▶ **Source material**
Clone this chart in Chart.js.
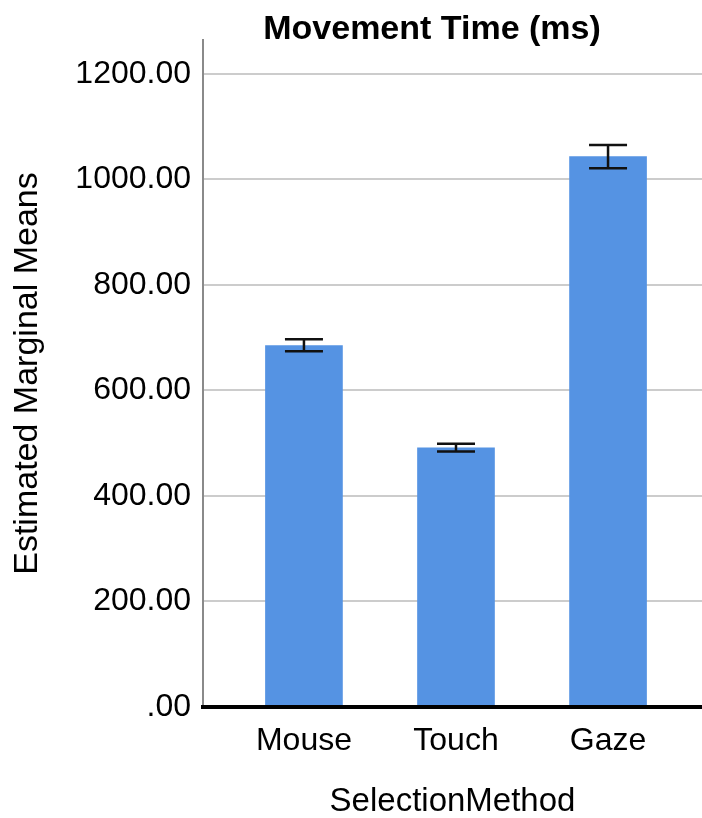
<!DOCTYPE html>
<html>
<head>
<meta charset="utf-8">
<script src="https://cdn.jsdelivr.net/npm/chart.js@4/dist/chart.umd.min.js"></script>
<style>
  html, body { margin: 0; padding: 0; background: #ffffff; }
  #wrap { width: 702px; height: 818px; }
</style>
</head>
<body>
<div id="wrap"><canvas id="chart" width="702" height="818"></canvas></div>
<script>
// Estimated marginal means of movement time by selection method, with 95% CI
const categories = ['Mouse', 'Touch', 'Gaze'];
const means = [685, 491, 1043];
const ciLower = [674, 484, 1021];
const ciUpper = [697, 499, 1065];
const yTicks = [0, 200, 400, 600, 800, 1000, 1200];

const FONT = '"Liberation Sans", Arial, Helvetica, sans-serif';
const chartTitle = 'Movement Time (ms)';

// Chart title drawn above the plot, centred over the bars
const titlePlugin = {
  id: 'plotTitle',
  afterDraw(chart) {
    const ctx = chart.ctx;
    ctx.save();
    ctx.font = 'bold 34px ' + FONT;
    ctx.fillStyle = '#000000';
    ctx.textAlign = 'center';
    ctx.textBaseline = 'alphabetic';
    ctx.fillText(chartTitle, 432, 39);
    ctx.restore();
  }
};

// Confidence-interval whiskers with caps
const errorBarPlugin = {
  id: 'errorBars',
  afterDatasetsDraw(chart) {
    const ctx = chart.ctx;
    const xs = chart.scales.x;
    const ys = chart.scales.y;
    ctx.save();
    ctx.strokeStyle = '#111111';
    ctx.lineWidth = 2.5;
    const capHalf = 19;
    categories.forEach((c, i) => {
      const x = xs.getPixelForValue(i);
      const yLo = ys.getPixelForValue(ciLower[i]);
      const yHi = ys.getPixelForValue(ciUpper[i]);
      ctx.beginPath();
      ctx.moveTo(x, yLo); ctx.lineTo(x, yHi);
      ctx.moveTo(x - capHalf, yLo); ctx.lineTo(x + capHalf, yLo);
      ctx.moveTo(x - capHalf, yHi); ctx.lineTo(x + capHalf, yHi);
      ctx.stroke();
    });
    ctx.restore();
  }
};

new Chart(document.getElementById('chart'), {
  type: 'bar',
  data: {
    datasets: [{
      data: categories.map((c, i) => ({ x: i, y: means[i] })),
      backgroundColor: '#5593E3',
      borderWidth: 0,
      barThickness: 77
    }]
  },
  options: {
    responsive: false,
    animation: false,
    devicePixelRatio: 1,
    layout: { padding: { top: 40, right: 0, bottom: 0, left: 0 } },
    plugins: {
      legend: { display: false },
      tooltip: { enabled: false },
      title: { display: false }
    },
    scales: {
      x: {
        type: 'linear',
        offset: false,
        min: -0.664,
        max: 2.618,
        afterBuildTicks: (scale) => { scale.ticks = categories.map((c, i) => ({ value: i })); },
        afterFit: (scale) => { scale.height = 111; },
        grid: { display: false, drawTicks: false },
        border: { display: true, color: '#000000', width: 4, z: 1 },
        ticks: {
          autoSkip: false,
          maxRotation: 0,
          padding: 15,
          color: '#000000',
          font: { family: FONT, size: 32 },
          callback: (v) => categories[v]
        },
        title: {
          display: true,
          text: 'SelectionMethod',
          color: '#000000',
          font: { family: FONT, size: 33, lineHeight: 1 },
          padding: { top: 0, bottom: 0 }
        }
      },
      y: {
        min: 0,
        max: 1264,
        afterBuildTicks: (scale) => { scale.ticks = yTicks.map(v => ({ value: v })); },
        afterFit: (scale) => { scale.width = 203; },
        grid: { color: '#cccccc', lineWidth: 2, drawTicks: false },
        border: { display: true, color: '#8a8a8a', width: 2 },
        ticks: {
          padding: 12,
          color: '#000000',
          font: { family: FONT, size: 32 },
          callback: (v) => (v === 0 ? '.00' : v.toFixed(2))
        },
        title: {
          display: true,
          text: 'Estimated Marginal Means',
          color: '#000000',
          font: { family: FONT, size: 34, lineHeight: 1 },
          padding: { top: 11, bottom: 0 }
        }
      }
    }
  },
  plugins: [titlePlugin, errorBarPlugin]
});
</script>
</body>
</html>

▶ **Task directions**
Omit every picture, then repeat the remaining data exactly as it appears above.

▶ **The reply**
Clone this chart in Chart.js.
<!DOCTYPE html>
<html>
<head>
<meta charset="utf-8">
<script src="https://cdn.jsdelivr.net/npm/chart.js@4/dist/chart.umd.min.js"></script>
<style>
  html, body { margin: 0; padding: 0; background: #ffffff; }
  #wrap { width: 702px; height: 818px; }
</style>
</head>
<body>
<div id="wrap"><canvas id="chart" width="702" height="818"></canvas></div>
<script>
// Estimated marginal means of movement time by selection method, with 95% CI
const categories = ['Mouse', 'Touch', 'Gaze'];
const means = [685, 491, 1043];
const ciLower = [674, 484, 1021];
const ciUpper = [697, 499, 1065];
const yTicks = [0, 200, 400, 600, 800, 1000, 1200];

const FONT = '"Liberation Sans", Arial, Helvetica, sans-serif';
const chartTitle = 'Movement Time (ms)';

// Chart title drawn above the plot, centred over the bars
const titlePlugin = {
  id: 'plotTitle',
  afterDraw(chart) {
    const ctx = chart.ctx;
    ctx.save();
    ctx.font = 'bold 34px ' + FONT;
    ctx.fillStyle = '#000000';
    ctx.textAlign = 'center';
    ctx.textBaseline = 'alphabetic';
    ctx.fillText(chartTitle, 432, 39);
    ctx.restore();
  }
};

// Confidence-interval whiskers with caps
const errorBarPlugin = {
  id: 'errorBars',
  afterDatasetsDraw(chart) {
    const ctx = chart.ctx;
    const xs = chart.scales.x;
    const ys = chart.scales.y;
    ctx.save();
    ctx.strokeStyle = '#111111';
    ctx.lineWidth = 2.5;
    const capHalf = 19;
    categories.forEach((c, i) => {
      const x = xs.getPixelForValue(i);
      const yLo = ys.getPixelForValue(ciLower[i]);
      const yHi = ys.getPixelForValue(ciUpper[i]);
      ctx.beginPath();
      ctx.moveTo(x, yLo); ctx.lineTo(x, yHi);
      ctx.moveTo(x - capHalf, yLo); ctx.lineTo(x + capHalf, yLo);
      ctx.moveTo(x - capHalf, yHi); ctx.lineTo(x + capHalf, yHi);
      ctx.stroke();
    });
    ctx.restore();
  }
};

new Chart(document.getElementById('chart'), {
  type: 'bar',
  data: {
    datasets: [{
      data: categories.map((c, i) => ({ x: i, y: means[i] })),
      backgroundColor: '#5593E3',
      borderWidth: 0,
      barThickness: 77
    }]
  },
  options: {
    responsive: false,
    animation: false,
    devicePixelRatio: 1,
    layout: { padding: { top: 40, right: 0, bottom: 0, left: 0 } },
    plugins: {
      legend: { display: false },
      tooltip: { enabled: false },
      title: { display: false }
    },
    scales: {
      x: {
        type: 'linear',
        offset: false,
        min: -0.664,
        max: 2.618,
        afterBuildTicks: (scale) => { scale.ticks = categories.map((c, i) => ({ value: i })); },
        afterFit: (scale) => { scale.height = 111; },
        grid: { display: false, drawTicks: false },
        border: { display: true, color: '#000000', width: 4, z: 1 },
        ticks: {
          autoSkip: false,
          maxRotation: 0,
          padding: 15,
          color: '#000000',
          font: { family: FONT, size: 32 },
          callback: (v) => categories[v]
        },
        title: {
          display: true,
          text: 'SelectionMethod',
          color: '#000000',
          font: { family: FONT, size: 33, lineHeight: 1 },
          padding: { top: 0, bottom: 0 }
        }
      },
      y: {
        min: 0,
        max: 1264,
        afterBuildTicks: (scale) => { scale.ticks = yTicks.map(v => ({ value: v })); },
        afterFit: (scale) => { scale.width = 203; },
        grid: { color: '#cccccc', lineWidth: 2, drawTicks: false },
        border: { display: true, color: '#8a8a8a', width: 2 },
        ticks: {
          padding: 12,
          color: '#000000',
          font: { family: FONT, size: 32 },
          callback: (v) => (v === 0 ? '.00' : v.toFixed(2))
        },
        title: {
          display: true,
          text: 'Estimated Marginal Means',
          color: '#000000',
          font: { family: FONT, size: 34, lineHeight: 1 },
          padding: { top: 11, bottom: 0 }
        }
      }
    }
  },
  plugins: [titlePlugin, errorBarPlugin]
});
</script>
</body>
</html>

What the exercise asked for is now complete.